Re-execution in Dagster#

This guide is intended to walk through how to re-execute Dagster jobs and where the subsequent executions are found within Dagit.

Motivation#

If ops fail or upstream data has changed within a job execution, the job may need to be re-run starting from a particular point. Dagster calls this process re-execution.

Imagine a machine learning job with three ops. The first op, training the model, is the most time and resource intensive. Then, we test the model, and build analyses on the results. Suppose that the job fails with the op that is testing the model. After fixing the root cause, we want to re-run our job. However, it would take much more time to create a new run of the job as we would have to repeat the first op. It would be more economical to start again from the second op, reusing the previous run's execution result for the first op.

With Dagster, the re-execution of parts of the job is grouped with the original run to make it easy to trace. The original job execution metadata is not overwritten, making re-execution a non-destructive operation.

Example#

Consider the following job which has three ops, one of which fails half of the time.

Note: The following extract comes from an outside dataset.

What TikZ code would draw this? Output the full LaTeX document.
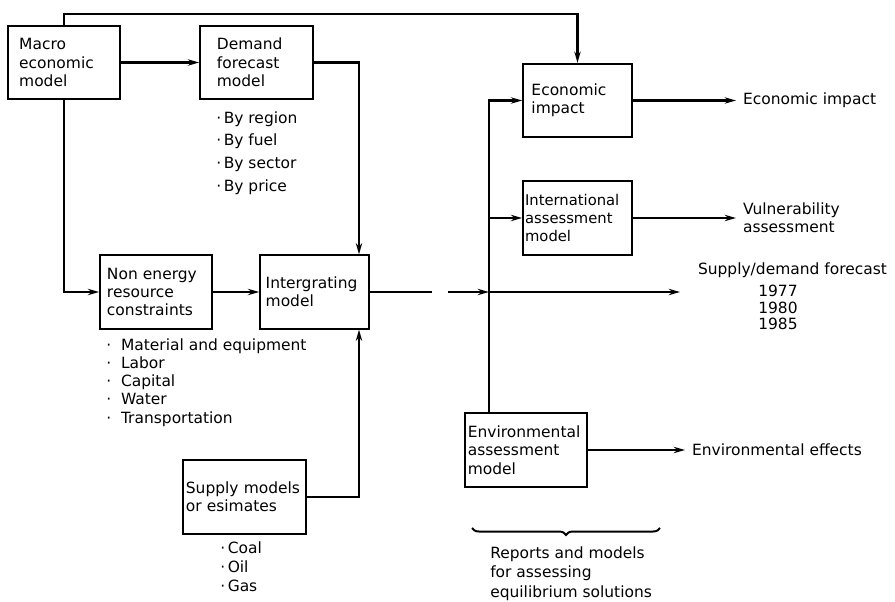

from dagster import in_process_executor, job, op


@op
def start():
    return 1


@op
def unreliable(num: int) -> int:
    failure_rate = 0.5
    if some_random_result() < failure_rate:
        raise Exception("blah")

    return num


@op
def end(_num: int):
    pass


@job(executor_def=in_process_executor)
def unreliable_job():
    end(unreliable(start()))

Although very simple, there are inputs and outputs passed between ops. With an IO manager, re-execution is able to handle inputs and outputs stored from the initial run.

To initiate a re-execution from an existing run, navigate to the run in Dagit and you can find the re-execution option on the top right of the interface.

Re-execution in Dagit#

Under the re-execution drop down, you will see multiple options. No matter which one you choose, the re-executed job is linked to the original run.

  • All Ops: Re-execute the job from scratch. This option is most relevant if you would like to associate runs together when testing jobs end-to-end.
  • Selected Op(s): Re-execute the selected op(s). Ops can be selected regardless of their op status. This option is most relevant if your job is large, and you know exactly which ops to execute. This can be done by clicking on the boxes in the gantt chart view.
  • From Selected: Re-execute the job downstream from the selected ops. This option is most relevant if a particular op fails, and your intent is to run all downstream ops regardless of op status. You are likely developing a single op, and want to make sure downstream ops work as expected.
  • From Failure: Re-execute the job, skipping ops completed successfully. This option is only enabled when the run has failed. You have likely fixed the failed op, and want to re-run the op and all downstream dependencies. Dagster will figure out the dependencies for you!

In the above example, re-executing from failure would make sense as the failed task has a 50% chance of succeeding on the next run.

If the run succeeded but the underlying code changed, running specific ops to test the differences would be more relevant.

Selecting Ops#

Within Dagit, a single or multiple ops may be selected simply by clicking them with the mouse. Alternatively, you can use the subset selector and specify your desired op names to re-run.

Re-execution using Python APIs#

Re-execution can be triggered via the API as well.

NameDescription
execute_jobExecute a dagster job synchronously from python.
ReexecutionOptionsConfiguration to provide to execute_job allowing for reexecution from a previous dagster run.

Again, let's revist the job unreliable_job, which has a op named unreliable.

from dagster import DagsterInstance, ReexecutionOptions, execute_job, reconstructable
from docs_snippets.guides.dagster.reexecution.unreliable_job import unreliable_job

instance = DagsterInstance.ephemeral()

# Initial execution
initial_result = execute_job(reconstructable(unreliable_job), instance=instance)

if not initial_result.success:
    options = ReexecutionOptions.from_failure(initial_result.run_id, instance)
    # re-execute the entire job
    from_failure_result = execute_job(
        reconstructable(unreliable_job), instance=instance, reexecution_options=options
    )

Using Dagster's API, you can programmatically trigger both an execution and a reexecution. Upon an initial run failing, you may want to re-trigger a run from the point of failure, as shown above. Similarly, you can trigger a re-execution of selected ops or from a particular point.

# re-execute the job, but only the "unreliable" op and all its descendents
options = ReexecutionOptions(
    parent_run_id=initial_result.run_id, step_selection=["unreliable*"]
)
result = execute_job(
    reconstructable(unreliable_job),
    instance=instance,
    reexecution_options=options,
)

The step_selection input is configurable, with syntax further documented in the API docs for ReexecutionOptions.